[Objective]
Your task is to give the listing below back word for word, pictures excluded.

[Given material]

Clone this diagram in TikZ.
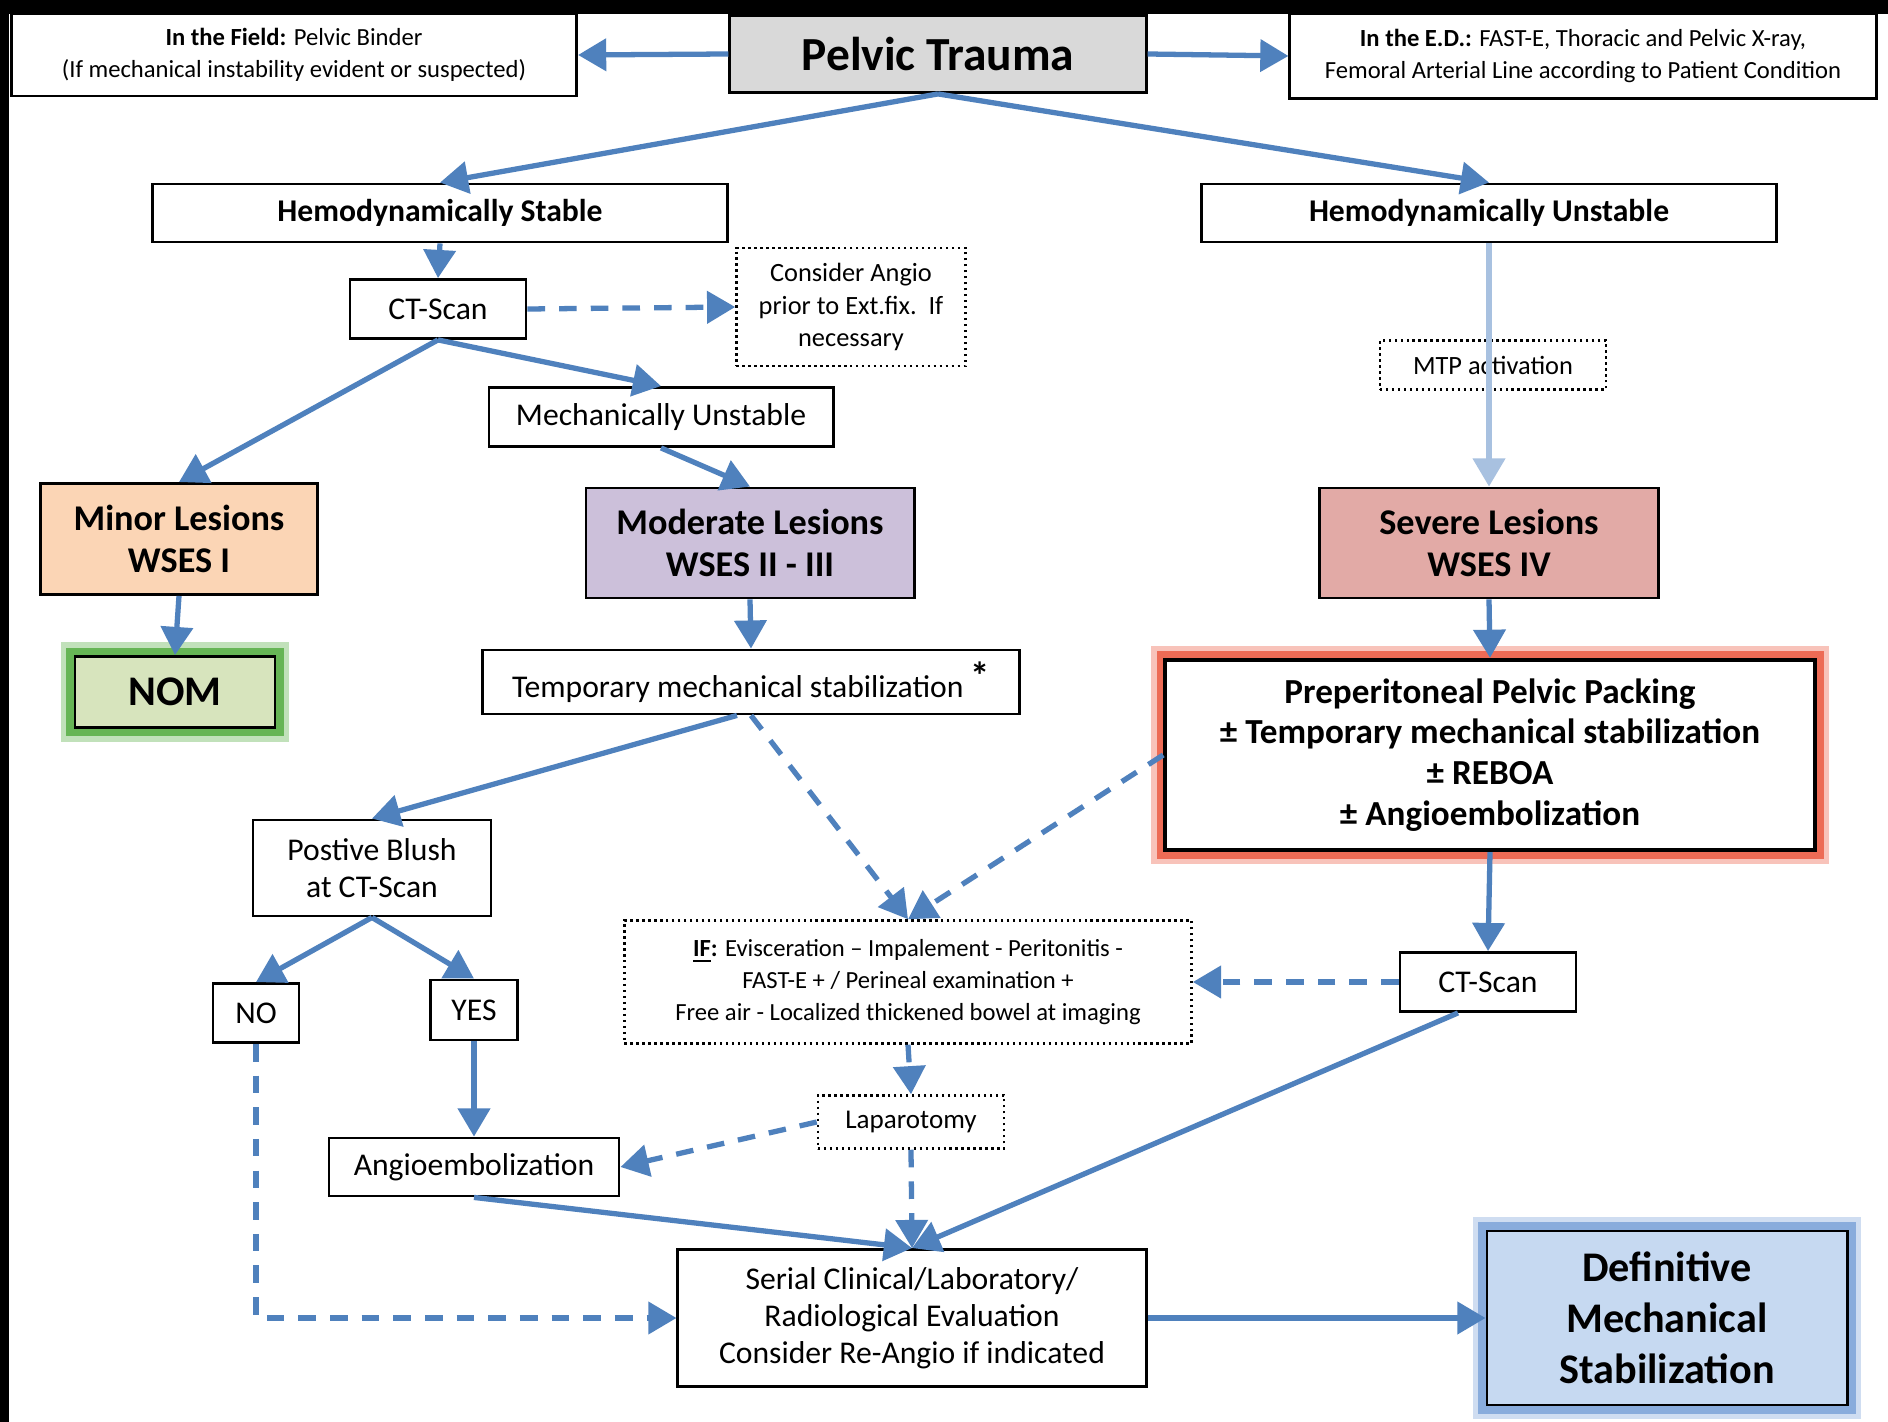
\documentclass[tikz,border=0pt]{standalone}
\usepackage{fontspec}
\setmainfont{Carlito}
\usetikzlibrary{arrows.meta}
\definecolor{flowblue}{RGB}{79,129,189}
\definecolor{paleblue}{RGB}{168,193,224}
\definecolor{boxgray}{RGB}{217,217,217}
\definecolor{minorfill}{RGB}{251,213,181}
\definecolor{nomfill}{RGB}{215,228,189}
\definecolor{nomglow}{RGB}{80,170,60}
\definecolor{modfill}{RGB}{204,192,218}
\definecolor{sevfill}{RGB}{226,170,166}
\definecolor{prepglow}{RGB}{235,85,60}
\definecolor{deffill}{RGB}{198,217,241}
\definecolor{defglow}{RGB}{120,160,215}
\newcommand{\sz}[2]{\fontsize{#1}{#2}\selectfont}

\begin{document}
\begin{tikzpicture}[x=0.01cm,y=-0.01cm,
  box/.style={draw=black, line width=0.8pt, fill=white, align=center, inner sep=0pt},
  dotbox/.style={draw=black, line width=0.7pt, densely dotted, align=center, inner sep=0pt},
  arr/.style={draw=flowblue, line width=1.5pt, -{Triangle[length=8pt,width=9pt]}},
  darr/.style={arr, dash pattern=on 5pt off 4pt},
  glow/.style={preaction={draw=#1, line width=8pt, opacity=0.35, rounded corners=3pt},
               preaction={draw=#1, line width=5pt, opacity=0.8, rounded corners=1.5pt}},
  small/.style={font=\sz{7}{9.2}},
  plain/.style={font=\sz{9}{10.6}},
  heavy/.style={font=\bfseries\sz{10.3}{12}}]
  \useasboundingbox (0,0) rectangle (1888,1422);
  \fill[white] (0,0) rectangle (1888,1422);
  \fill[black] (0,0) rectangle (1888,14);
  \fill[black] (0,0) rectangle (9,1422);

  % top row
  \node[box, small, minimum width=5.65cm, minimum height=0.82cm] (field) at (294,55)
    {\textbf{In the Field:} Pelvic Binder\\(If mechanical instability evident or suspected)};
  \node[box, fill=boxgray, font=\bfseries\sz{13.5}{16}, minimum width=4.16cm, minimum height=0.77cm] (pelvic) at (938,54) {Pelvic Trauma};
  \node[box, small, minimum width=5.86cm, minimum height=0.85cm] (ed) at (1583,56)
    {\textbf{In the E.D.:} FAST-E, Thoracic and Pelvic X-ray,\\Femoral Arterial Line according to Patient Condition};

  \node[box, font=\bfseries\sz{9}{11}, minimum width=5.75cm, minimum height=0.58cm] (stable) at (440,213) {Hemodynamically Stable};
  \node[box, font=\bfseries\sz{9}{11}, minimum width=5.75cm, minimum height=0.58cm] (unstable) at (1489,213) {Hemodynamically Unstable};

  % left branch
  \node[box, plain, minimum width=1.76cm, minimum height=0.59cm] (ct) at (438,309) {CT-Scan};
  \node[dotbox, font=\sz{7.5}{9.2}, minimum width=2.29cm, minimum height=1.18cm] (consider) at (851,307)
    {Consider Angio\\prior to Ext.fix.\ \ If\\necessary};
  \node[box, plain, minimum width=3.44cm, minimum height=0.59cm] (mech) at (661,417) {Mechanically Unstable};
  \node[box, heavy, fill=minorfill, minimum width=2.77cm, minimum height=1.11cm] (minor) at (179,539) {Minor Lesions\\WSES I};
  \node[box, glow=nomglow, fill=nomfill, font=\bfseries\sz{12}{14}, minimum width=2.0cm, minimum height=0.71cm] (nom) at (175,692) {NOM};
  \node[box, heavy, fill=modfill, minimum width=3.28cm, minimum height=1.10cm] (moderate) at (750,543) {Moderate Lesions\\WSES II - III};
  \node[box, plain, minimum width=5.36cm, minimum height=0.64cm] (temp) at (751,682) {Temporary mechanical stabilization \raisebox{0.5ex}{\textbf{\sz{11}{11}*}}};
  \node[box, plain, minimum width=2.38cm, minimum height=0.96cm] (blush) at (372,868) {Postive Blush\\at CT-Scan};
  \node[box, plain, minimum width=0.86cm, minimum height=0.59cm] (no) at (256,1013) {NO};
  \node[box, plain, minimum width=0.87cm, minimum height=0.60cm] (yes) at (474,1010) {YES};
  \node[box, plain, minimum width=2.90cm, minimum height=0.58cm] (angio) at (474,1167) {Angioembolization};

  % right branch
  \node[dotbox, font=\sz{7.5}{9.2}, minimum width=2.26cm, minimum height=0.49cm] (mtp) at (1493,365) {MTP activation};
  \node[box, heavy, fill=sevfill, minimum width=3.39cm, minimum height=1.10cm] (severe) at (1489,543) {Severe Lesions\\WSES IV};
  \node[box, glow=prepglow, line width=1.2pt, font=\bfseries\sz{10}{11.6}, minimum width=6.49cm, minimum height=1.90cm] (prep) at (1490,755)
    {Preperitoneal Pelvic Packing\\± Temporary mechanical stabilization\\± REBOA\\± Angioembolization};
  \node[box, plain, minimum width=1.76cm, minimum height=0.59cm] (ct2) at (1488,982) {CT-Scan};

  % centre and bottom
  \node[dotbox, small, minimum width=5.67cm, minimum height=1.23cm] (ifbox) at (908,982)
    {\textbf{\underline{IF}:} Evisceration – Impalement - Peritonitis -\\FAST-E + / Perineal examination +\\Free air - Localized thickened bowel at imaging};
  \node[dotbox, font=\sz{7.7}{9.2}, minimum width=1.86cm, minimum height=0.53cm] (lap) at (911,1122) {Laparotomy};
  \node[box, plain, minimum width=4.68cm, minimum height=1.37cm] (serial) at (912,1318)
    {Serial Clinical/Laboratory/\\Radiological Evaluation\\Consider Re-Angio if indicated};
  \node[box, glow=defglow, fill=deffill, font=\bfseries\sz{12}{14.5}, minimum width=3.60cm, minimum height=1.74cm] (def) at (1667,1318)
    {Definitive\\Mechanical\\Stabilization};

  % connectors
  \draw[arr] (pelvic.west) -- (field.east);
  \draw[arr] (pelvic.east) -- (ed.west);
  \draw[arr] (pelvic.south) -- (stable.north);
  \draw[arr] (pelvic.south) -- (unstable.north);
  \draw[arr] (stable.south) -- (ct.north);
  \draw[darr] (ct.east) -- (consider.west);
  \draw[arr] (ct.south) -- (minor.north);
  \draw[arr] (ct.south) -- (mech.north);
  \draw[arr] (mech.south) -- (moderate.north);
  \draw[arr] (minor.south) -- (nom.north);
  \draw[arr] (moderate.south) -- (temp.north);
  \draw[arr] ([xshift=-0.14cm]temp.south) -- (blush.north);
  \draw[darr] (temp.south) -- (ifbox.north);
  \draw[darr] (prep.west) -- (ifbox.north);
  \draw[arr] (blush.south) -- (no.north);
  \draw[arr] (blush.south) -- (yes.north);
  \draw[arr] (yes.south) -- (angio.north);
  \draw[arr, draw=paleblue] (unstable.south) -- (severe.north);
  \draw[arr] (severe.south) -- (prep.north);
  \draw[arr] (prep.south) -- (ct2.north);
  \draw[darr] (ct2.west) -- (ifbox.east);
  \draw[darr] (ifbox.south) -- (lap.north);
  \draw[darr] (lap.west) -- (angio.east);
  \draw[darr] (lap.south) -- (serial.north);
  \draw[arr] (angio.south) -- (serial.north);
  \draw[arr] ([xshift=-0.3cm]ct2.south) -- (serial.north);
  \draw[darr] (no.south) |- (serial.west);
  \draw[arr] (serial.east) -- (def.west);
\end{tikzpicture}
\end{document}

[Written solution]
Clone this diagram in TikZ.
\documentclass[tikz,border=0pt]{standalone}
\usepackage{fontspec}
\setmainfont{Carlito}
\usetikzlibrary{arrows.meta}
\definecolor{flowblue}{RGB}{79,129,189}
\definecolor{paleblue}{RGB}{168,193,224}
\definecolor{boxgray}{RGB}{217,217,217}
\definecolor{minorfill}{RGB}{251,213,181}
\definecolor{nomfill}{RGB}{215,228,189}
\definecolor{nomglow}{RGB}{80,170,60}
\definecolor{modfill}{RGB}{204,192,218}
\definecolor{sevfill}{RGB}{226,170,166}
\definecolor{prepglow}{RGB}{235,85,60}
\definecolor{deffill}{RGB}{198,217,241}
\definecolor{defglow}{RGB}{120,160,215}
\newcommand{\sz}[2]{\fontsize{#1}{#2}\selectfont}

\begin{document}
\begin{tikzpicture}[x=0.01cm,y=-0.01cm,
  box/.style={draw=black, line width=0.8pt, fill=white, align=center, inner sep=0pt},
  dotbox/.style={draw=black, line width=0.7pt, densely dotted, align=center, inner sep=0pt},
  arr/.style={draw=flowblue, line width=1.5pt, -{Triangle[length=8pt,width=9pt]}},
  darr/.style={arr, dash pattern=on 5pt off 4pt},
  glow/.style={preaction={draw=#1, line width=8pt, opacity=0.35, rounded corners=3pt},
               preaction={draw=#1, line width=5pt, opacity=0.8, rounded corners=1.5pt}},
  small/.style={font=\sz{7}{9.2}},
  plain/.style={font=\sz{9}{10.6}},
  heavy/.style={font=\bfseries\sz{10.3}{12}}]
  \useasboundingbox (0,0) rectangle (1888,1422);
  \fill[white] (0,0) rectangle (1888,1422);
  \fill[black] (0,0) rectangle (1888,14);
  \fill[black] (0,0) rectangle (9,1422);

  % top row
  \node[box, small, minimum width=5.65cm, minimum height=0.82cm] (field) at (294,55)
    {\textbf{In the Field:} Pelvic Binder\\(If mechanical instability evident or suspected)};
  \node[box, fill=boxgray, font=\bfseries\sz{13.5}{16}, minimum width=4.16cm, minimum height=0.77cm] (pelvic) at (938,54) {Pelvic Trauma};
  \node[box, small, minimum width=5.86cm, minimum height=0.85cm] (ed) at (1583,56)
    {\textbf{In the E.D.:} FAST-E, Thoracic and Pelvic X-ray,\\Femoral Arterial Line according to Patient Condition};

  \node[box, font=\bfseries\sz{9}{11}, minimum width=5.75cm, minimum height=0.58cm] (stable) at (440,213) {Hemodynamically Stable};
  \node[box, font=\bfseries\sz{9}{11}, minimum width=5.75cm, minimum height=0.58cm] (unstable) at (1489,213) {Hemodynamically Unstable};

  % left branch
  \node[box, plain, minimum width=1.76cm, minimum height=0.59cm] (ct) at (438,309) {CT-Scan};
  \node[dotbox, font=\sz{7.5}{9.2}, minimum width=2.29cm, minimum height=1.18cm] (consider) at (851,307)
    {Consider Angio\\prior to Ext.fix.\ \ If\\necessary};
  \node[box, plain, minimum width=3.44cm, minimum height=0.59cm] (mech) at (661,417) {Mechanically Unstable};
  \node[box, heavy, fill=minorfill, minimum width=2.77cm, minimum height=1.11cm] (minor) at (179,539) {Minor Lesions\\WSES I};
  \node[box, glow=nomglow, fill=nomfill, font=\bfseries\sz{12}{14}, minimum width=2.0cm, minimum height=0.71cm] (nom) at (175,692) {NOM};
  \node[box, heavy, fill=modfill, minimum width=3.28cm, minimum height=1.10cm] (moderate) at (750,543) {Moderate Lesions\\WSES II - III};
  \node[box, plain, minimum width=5.36cm, minimum height=0.64cm] (temp) at (751,682) {Temporary mechanical stabilization \raisebox{0.5ex}{\textbf{\sz{11}{11}*}}};
  \node[box, plain, minimum width=2.38cm, minimum height=0.96cm] (blush) at (372,868) {Postive Blush\\at CT-Scan};
  \node[box, plain, minimum width=0.86cm, minimum height=0.59cm] (no) at (256,1013) {NO};
  \node[box, plain, minimum width=0.87cm, minimum height=0.60cm] (yes) at (474,1010) {YES};
  \node[box, plain, minimum width=2.90cm, minimum height=0.58cm] (angio) at (474,1167) {Angioembolization};

  % right branch
  \node[dotbox, font=\sz{7.5}{9.2}, minimum width=2.26cm, minimum height=0.49cm] (mtp) at (1493,365) {MTP activation};
  \node[box, heavy, fill=sevfill, minimum width=3.39cm, minimum height=1.10cm] (severe) at (1489,543) {Severe Lesions\\WSES IV};
  \node[box, glow=prepglow, line width=1.2pt, font=\bfseries\sz{10}{11.6}, minimum width=6.49cm, minimum height=1.90cm] (prep) at (1490,755)
    {Preperitoneal Pelvic Packing\\± Temporary mechanical stabilization\\± REBOA\\± Angioembolization};
  \node[box, plain, minimum width=1.76cm, minimum height=0.59cm] (ct2) at (1488,982) {CT-Scan};

  % centre and bottom
  \node[dotbox, small, minimum width=5.67cm, minimum height=1.23cm] (ifbox) at (908,982)
    {\textbf{\underline{IF}:} Evisceration – Impalement - Peritonitis -\\FAST-E + / Perineal examination +\\Free air - Localized thickened bowel at imaging};
  \node[dotbox, font=\sz{7.7}{9.2}, minimum width=1.86cm, minimum height=0.53cm] (lap) at (911,1122) {Laparotomy};
  \node[box, plain, minimum width=4.68cm, minimum height=1.37cm] (serial) at (912,1318)
    {Serial Clinical/Laboratory/\\Radiological Evaluation\\Consider Re-Angio if indicated};
  \node[box, glow=defglow, fill=deffill, font=\bfseries\sz{12}{14.5}, minimum width=3.60cm, minimum height=1.74cm] (def) at (1667,1318)
    {Definitive\\Mechanical\\Stabilization};

  % connectors
  \draw[arr] (pelvic.west) -- (field.east);
  \draw[arr] (pelvic.east) -- (ed.west);
  \draw[arr] (pelvic.south) -- (stable.north);
  \draw[arr] (pelvic.south) -- (unstable.north);
  \draw[arr] (stable.south) -- (ct.north);
  \draw[darr] (ct.east) -- (consider.west);
  \draw[arr] (ct.south) -- (minor.north);
  \draw[arr] (ct.south) -- (mech.north);
  \draw[arr] (mech.south) -- (moderate.north);
  \draw[arr] (minor.south) -- (nom.north);
  \draw[arr] (moderate.south) -- (temp.north);
  \draw[arr] ([xshift=-0.14cm]temp.south) -- (blush.north);
  \draw[darr] (temp.south) -- (ifbox.north);
  \draw[darr] (prep.west) -- (ifbox.north);
  \draw[arr] (blush.south) -- (no.north);
  \draw[arr] (blush.south) -- (yes.north);
  \draw[arr] (yes.south) -- (angio.north);
  \draw[arr, draw=paleblue] (unstable.south) -- (severe.north);
  \draw[arr] (severe.south) -- (prep.north);
  \draw[arr] (prep.south) -- (ct2.north);
  \draw[darr] (ct2.west) -- (ifbox.east);
  \draw[darr] (ifbox.south) -- (lap.north);
  \draw[darr] (lap.west) -- (angio.east);
  \draw[darr] (lap.south) -- (serial.north);
  \draw[arr] (angio.south) -- (serial.north);
  \draw[arr] ([xshift=-0.3cm]ct2.south) -- (serial.north);
  \draw[darr] (no.south) |- (serial.west);
  \draw[arr] (serial.east) -- (def.west);
\end{tikzpicture}
\end{document}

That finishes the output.